The blank-check company craze that’s taken Wall Street by storm is now spreading to Asia. A raft of funds and financiers in the region is leveraging their deal-sourcing capabilities and understanding of U.S. capital markets to jump on the bandwagon with special-purpose acquisition companies, or SPACs.
Among them are former Deutsche Bank AG and Lehman Brothers banker Joaquin Rodriguez Torres, who is now talking with more than a dozen companies in the region for his SPAC Poema Global Holdings LLC that just raised $345 million. Others diving into the action include LVMH-backed L Catterton’s Asia unit, Hong Kong tycoon Richard Li, Singapore-based health-care entrepreneur David Sin and former hedge fund manager George Raymond Zage.
“Asia is the next big treasure trove for SPAC candidates,” said Torres, co-founder of investment fund Princeville Capital. “Funds that have expertise in both companies operating in Asia and how U.S. capital markets work hold significant advantage.”

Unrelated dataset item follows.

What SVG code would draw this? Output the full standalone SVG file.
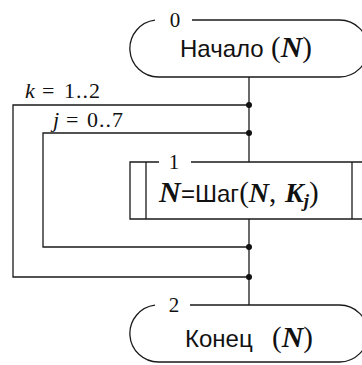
<svg xmlns="http://www.w3.org/2000/svg" width="362" height="365" viewBox="0 0 362 365">
<style>
.ln{fill:none;stroke:#1a1a1a;stroke-width:1.3}
.dot{fill:#111}
.sans{font-family:"Liberation Sans",Arial,sans-serif;font-size:24px;fill:#111}
.bi{font-family:"Liberation Serif","Times New Roman",serif;font-style:italic;font-weight:bold;font-size:30px;fill:#111}
.pr{font-family:"Liberation Serif","Times New Roman",serif;font-size:29px;fill:#111}
.sub{font-family:"Liberation Serif","Times New Roman",serif;font-style:italic;font-weight:bold;font-size:19px;fill:#111}
.lt{font-family:"Liberation Serif","Times New Roman",serif;font-size:22px;fill:#111}
.it{font-style:italic}
.lab{font-family:"Liberation Serif","Times New Roman",serif;font-size:21px;fill:#111;text-anchor:middle}
</style>
<rect width="362" height="365" fill="#fff"/>
<g id="connectors">
<line class="ln" x1="249" y1="77" x2="249" y2="162"/>
<line class="ln" x1="249" y1="219" x2="249" y2="305"/>
<polyline class="ln" points="249,105 13,105 13,277 249,277"/>
<polyline class="ln" points="249,133 43,133 43,247 249,247"/>
<circle class="dot" cx="249" cy="105" r="3"/>
<circle class="dot" cx="249" cy="133" r="3"/>
<circle class="dot" cx="249" cy="247" r="3"/>
<circle class="dot" cx="249" cy="277" r="3"/>
<text class="lt" y="98"><tspan class="it" x="25">k</tspan><tspan x="42">=</tspan><tspan x="64" letter-spacing="1">1..2</tspan></text>
<text class="lt" y="127"><tspan class="it" x="53">j</tspan><tspan x="66">=</tspan><tspan x="87" letter-spacing="1">0..7</tspan></text>
</g>
<g id="node0">
<path class="ln" d="M192,20 H339.5 A28.5,28.5 0 0 1 339.5,77 H158.5 A28.5,28.5 0 0 1 155,20.2"/>
<text class="lab" x="175" y="27">0</text>
<text y="57"><tspan class="sans" x="180">Начало</tspan><tspan class="pr" x="271">(</tspan><tspan class="bi">N</tspan><tspan class="pr">)</tspan></text>
</g>
<g id="node1">
<path class="ln" d="M191,162 H368 V219 H130 V162 H159"/>
<line class="ln" x1="146" y1="162" x2="146" y2="219"/>
<line class="ln" x1="352" y1="162" x2="352" y2="219"/>
<text class="lab" x="174" y="169">1</text>
<text y="202"><tspan class="bi" x="159">N</tspan><tspan class="sans" x="181">=Шаг</tspan><tspan class="pr">(</tspan><tspan class="bi" style="font-size:28px">N</tspan><tspan class="pr">,</tspan><tspan class="bi" x="285" style="font-size:28px">K</tspan><tspan class="sub" dy="5">j</tspan><tspan class="pr" dy="-5">)</tspan></text>
</g>
<g id="node2">
<path class="ln" d="M190,305 H339.5 A28.5,28.5 0 0 1 339.5,362 H158.5 A28.5,28.5 0 0 1 155,305.2"/>
<text class="lab" x="174" y="312">2</text>
<text y="347"><tspan class="sans" x="185">Конец</tspan><tspan class="pr" x="272">(</tspan><tspan class="bi">N</tspan><tspan class="pr">)</tspan></text>
</g>
</svg>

Known as blank-check companies, SPACs raise money from investors and then look to acquire another business, usually a private one. A record 248 SPACs debuted on U.S. exchanges in 2020, raising nearly $83 billion, and at least 93 have already begun trading this year.
With trillions of dollars in stimulus flooding into the global economy and investors betting on a sustained rally in capital markets this year, the flurry of SPACs that has listed is racing against time to identify targets they can acquire before their 24-month post-initial public offering expiration dates arrive.
“Based on their 24-month post-IPO expiration dates, these SPACs will need to acquire a target in 2021 or 2022, nearly equal to the total enterprise value of SPAC deal closures during the last decade,” Goldman Sachs Group Inc. strategists led by David Kostin wrote in a note Wednesday.
North America-based SPACs account for 85% of the global market, with Asia only 5%, according to data compiled by Bloomberg. While the U.K. and Canada also allow SPACs, the U.S. has become the largest venue for such entities. The old hands of Asian finance are trying to monetize their understanding of both the region’s companies — especially Chinese tech — and U.S. capital markets.
About 300 SPACs are under pressure to de-SPAC — merge with their target companies — this year according to law firm Morrison & Foerster, or face the danger of being disbanded, given the 24-month time limit.
“If 2020 was the year of the SPAC, 2021 is the year of the de-SPAC,” said Mitchell Presser, co-chair of Morrison & Foerster’s global corporate department. “A lot of these SPACs will be looking at Asia for de-SPACing opportunities.”
But anyone looking for targets could run into a supply and demand issue. There aren’t that many quality potential companies to merge with compared with the amount of SPACs currently around, according to Sin, whose 2019 SPAC SC Health Corporation raised $150 million.
“Well-sought-after companies in Asia are so hot that they are holding ‘SPAC-offs,’ the equivalent of a bake-offs, and the sponsors have to line up to do beauty shows,” he said.
At the same time, interest from within the region is growing. Sin is seeing a spike this year in interest from Asia limited partners, including institutions, private equity funds, high-net-worth individuals and private banking money.
The industry is also rife with risks and investors including Sin and Liao Ming, a former Morgan Stanley banker say a wave of SPACs could become defunct as many struggle to find acquisition targets. The craze has spilled into the electric vehicle space, and many companies that have yet to launch commercial products have taken advantage of that.
“We’re going to see a lot of competition among sponsors fighting for companies in Asia,” said Beijing-based Liao, the founding partner of Prospect Avenue Capital, an investment fund overseeing $500 million of assets focusing on mostly tech deals in China. “To pull off a successful SPAC you need to have a famous sponsor but also great deal-sourcing ability.”